The first and most common fitting method consists of fitting the boards together, laying them on top of the underlay and gluing their joints together to prevent them from moving. This is known as a "floating" floor because the wood planks are not glued down to the underlay.
If the subfloor is concrete, the installer may use another method, in which the wood flooring is glued down to the layer below; this is an additional measure that prevents the floor from moving or shifting under foot traffic.
The final option for fitters is to nail the floorboards to the subfloor. This is typically done using a "secret nail" technique where the nails are placed at a 45 degree angle to the groove, so they are not visible from above. This is also an effective method for keeping the wood floor in place and may be necessary for rooms with more foot traffic.

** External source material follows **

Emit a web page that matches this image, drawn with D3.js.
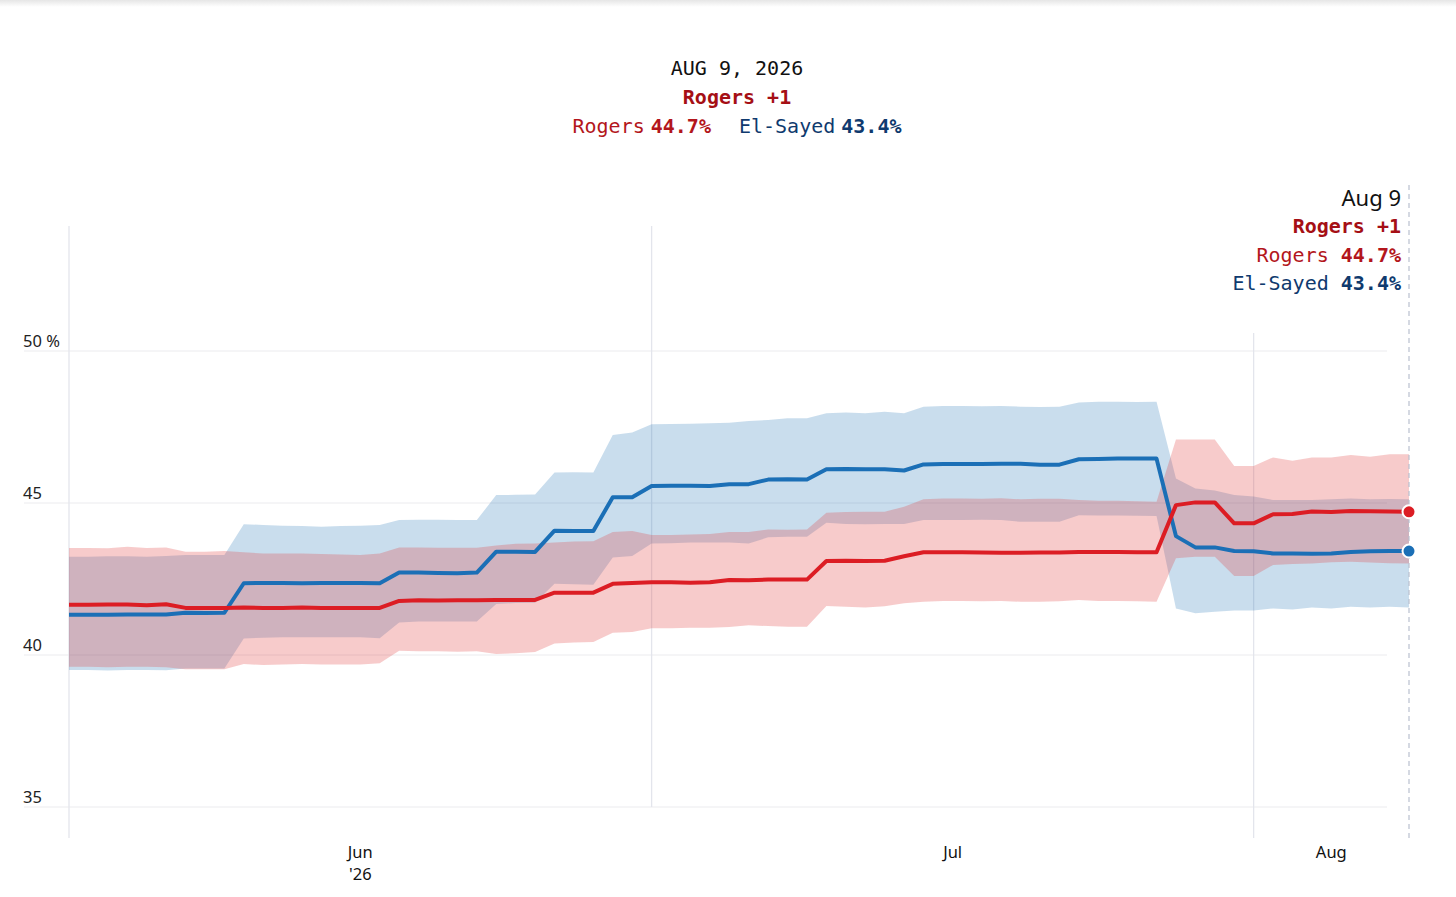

Tongue and groove flooring is a particularly easy fitting method for professional fitters, and can even be used by reasonably experienced DIY floorers. Each plank is designed to fit easily with the one next to it, and it's a matter of simply slotting the boards into one another. Since it is so simple and easy, many people opt to fit tongue and groove solid wood flooring themselves.
As with any wood flooring, tongue and groove boards require a solid, quality underlay, so that the joints of the wood boards are supported. That way, the lifetime of the wood flooring can be extended by as much as 15 years. For that reason you may want to install a new subfloor before starting to install tongue and groove solid wood flooring.
If you do so, it is highly recommended to put in a concrete subfloor with what is called a "damp proof membrane" (DPM). This prevents damp from rising through the subfloor and damaging the wood flooring on top.
As long as you take the proper precautions, your tongue and groove solid wood flooring can last you the rest of your life without needing to be replaced.